Abstract

 

 

Accepted 5th January, 2015

 

The Millennium Development Goal 5 aims at lowering the maternal mortality by 75% by 2015 from the 1990 baseline statistics [1. However Kenya has not achieved this target and the maternal mortality has increased [2]. The major contributors to this increase are postpartum complications such as Postpartum hemorrhage (PPH), sepsis, and complications of hypertensive diseases in pregnancy. About 15% of all pregnancies are likely to complicate [3]. If detected early, maternal mortality may be prevented by managing these complications faster. With adequate monitoring of maternal vital signs, post delivery complications can be detected early.  The study evaluated the monitoring and documentation of postpartum maternal vital signs at Naivasha District Hospital of Nakuru County, Kenya.  This was a cross sectional study where 96 participants were interviewed and their medical records reviewed to assess monitoring and documentation of vital signs after ethical and administrative approval.
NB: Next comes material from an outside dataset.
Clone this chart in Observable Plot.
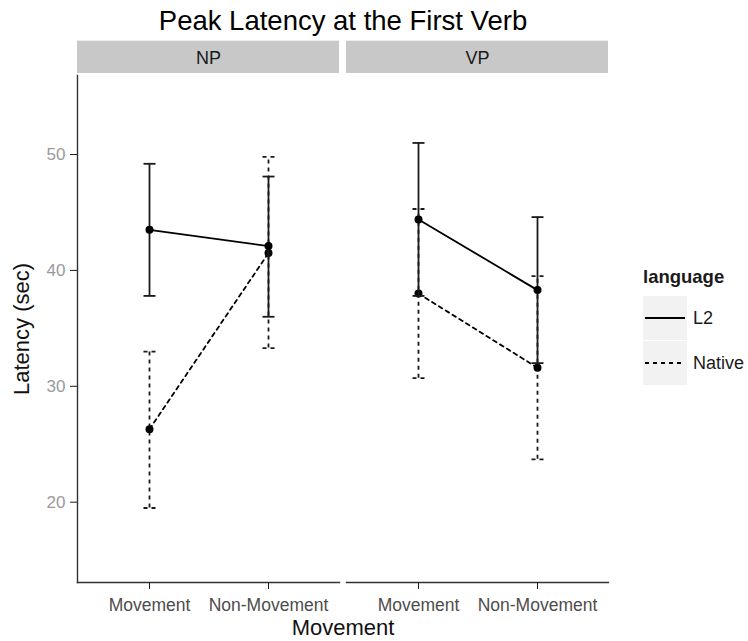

We analyzed the data using SPSS Version 17. 96 (vaginal delivery 66; Caesarean Section 33) participants were recruited into the study. Their mean age was 25.5years (±6.2). 95.8% had BP taken at least once while only 58.4% had temperature recorded, 34.2% never had pulse rate measure at all and only 17.1 had respiratory rate measured more than once during their hospital stay. The monitoring and documentation of vital signs for post natal mothers at Naivasha District Hospital was sub-optimal. There is need to put more emphasis on monitoring and documentation of maternal vital signs as a means of early detection of post delivery complications.